The term anxiety is often used as a catch-all term for stress or different anxiety orders, of which there are many. Issues like Post-Traumatic Stress Disorder (PTSD), Obsessive-Compulsive Disorder (OCD), Panic Disorder, or Generalized Anxiety Disorder all fall under the umbrella of anxiety. Some of these issues, like OCD, can be lifelong, while others, like PTSD, are caused by specific circumstances.
Sometimes, we deal with intense feelings of anxiety when it seems like there is nothing at all to provoke it. This is the main symptom of Generalized Anxiety Disorder. In America, almost 4 million adults each year will struggle with GAD or about two percent of the population. There are a number of different symptoms, including:
- Excessive, Consistent, Worrying
- Trouble Focusing
- Increased feelings of Irritability
- New or Significant Insomnia
Moreover, GAD often piggybacks itself on other mental disorders. People struggling with GAD often also have serious panic attacks, where they have significant feelings of impending doom, chest pain, heart palpitations, or sweating. If you are having panic attacks frequently, it is important to talk to your doctor.
What Can I Do?
If you’re struggling with your mental health, or if you know people that are, you may be wondering what you can do about it. Fortunately, there are many ways you can start to take better care of yourself and others.
If You’re Struggling
If you’re struggling with mental health issues, like depression or anxiety, it’s important that you take action. There are things you can do to get help.
Some of the simplest things to try first are lifestyle changes. Often, disorders like depression can force people into lifestyles that exacerbate issues. This can cause a downward spiral. If you feel like you’re dealing with a mental health issue, things like diet changes, exercise, or practicing mindfulness can lead to substantial improvement. These changes can lead to your brain producing more positive hormones and feelings, which can alleviate mental health issues.
If you have more significant issues, your doctor may refer you to counseling. This can involve seeing a therapist, who might employ strategies like cognitive behavioral therapy or talk therapy—or seeing a licensed psychiatrist, who can prescribe medications like antidepressants. Either way, it’s crucial to take your mental health seriously and talk to a doctor if you are struggling.
The Movember Foundation takes men’s mental health very seriously. On their website, they have a myriad of resources to learn more about men’s mental health, and also use their funding to support clinics and research into men’s health issues. As a non-profit, one way that you can support them is by donating money. Outside of their November-centric campaigns, they do work all year round and need funding during that time. If you are in a position to, consider sending a donation.
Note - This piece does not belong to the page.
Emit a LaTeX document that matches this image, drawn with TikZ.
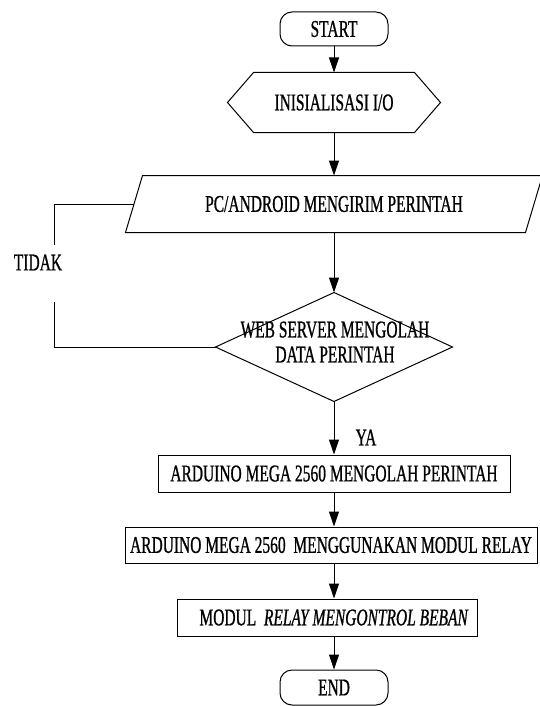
\documentclass[tikz,border=0pt]{standalone}
\usepackage{fontspec}
\setmainfont{Liberation Serif}[FakeStretch=0.645,FakeBold=0.8]
\usetikzlibrary{arrows.meta}
\begin{document}
\begin{tikzpicture}[x=1pt,y=-1pt,line width=1pt,
  every node/.style={font=\fontsize{24}{25}\selectfont, inner sep=0pt},
  arr/.style={-{Triangle[length=15pt,width=10pt]}},
  proc/.style={draw, rectangle, inner sep=0pt},
  term/.style={draw, rectangle, rounded corners=12pt, inner sep=0pt},
  ghost/.style={rectangle, inner sep=0pt}]
\useasboundingbox (0,0) rectangle (540,706);
\clip (0,0) rectangle (540,706);

% terminals and steps
\node[term, minimum width=108pt, minimum height=34pt] (start) at (334,29) {START};

\node[ghost, minimum width=212pt, minimum height=59pt] (ini) at (334,102.5) {INISIALISASI I/O};
\draw (ini.west) -- ([xshift=26pt]ini.north west) -- ([xshift=-26pt]ini.north east)
      -- (ini.east) -- ([xshift=-26pt]ini.south east) -- ([xshift=26pt]ini.south west) -- cycle;

\node[ghost, minimum width=399pt, minimum height=56pt] (pc) at (334,204) {PC/ANDROID MENGIRIM PERINTAH};
\draw ([xshift=8.5pt]pc.north west) -- ([xshift=8.5pt]pc.north east)
      -- ([xshift=-8.5pt]pc.south east) -- ([xshift=-8.5pt]pc.south west) -- cycle;

\node[ghost, minimum width=236pt, minimum height=108pt] (dec) at (334,347) {};
\draw (dec.north) -- (dec.east) -- (dec.south) -- (dec.west) -- cycle;
\node[align=center] (dectxt) at (335,342) {WEB SERVER MENGOLAH\\DATA PERINTAH};

\node[proc, minimum width=352pt, minimum height=37pt] (ard1) at (334,473.5) {ARDUINO MEGA 2560 MENGOLAH PERINTAH};
\node[proc, minimum width=412pt, minimum height=36pt] (ard2) at (331,545) {ARDUINO MEGA 2560\ \ MENGGUNAKAN MODUL RELAY};
\node[proc, minimum width=300pt, minimum height=37pt] (mod) at (327,617.5) {\hspace*{14pt}MODUL\ \ \textit{RELAY MENGONTROL BEBAN}};
\node[term, minimum width=108pt, minimum height=35pt] (end) at (334,687.5) {END};

% labels
\node (ya) at (366,437.5) {YA};
\node (tidak) at (38,262.5) {TIDAK};

% connectors
\draw[arr] (start) -- (ini);
\draw[arr] (ini) -- (pc);
\draw[arr] (pc) -- (dec);
\draw[arr] (dec) -- (ard1);
\draw[arr] (ard1.south) -- (ard1.south |- ard2.north);
\draw[arr] (ard1.south |- ard2.south) -- (ard1.south |- mod.north);
\draw[arr] (ard1.south |- mod.south) -- (end);

% loop back (TIDAK)
\coordinate (lt) at (54,204);
\coordinate (gapt) at (54,245);
\coordinate (gapb) at (54,302);
\coordinate (lb) at (54,347);
\draw (pc.west) -- (lt) -- (gapt);
\draw (gapb) -- (lb) -- (dec.west);
\end{tikzpicture}
\end{document}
However, every year, they run their “Movember” event, where men (and people of any gender that are able to) grow a mustache, or ‘mo, to raise funds and awareness for men’s health issues. As part of this, they ask people they’re connected to donate money to the Movember foundation. They also have a variety of other ways people who can’t grow mustaches can get involved, so check out their website for ways that you can join the ‘mo’vement.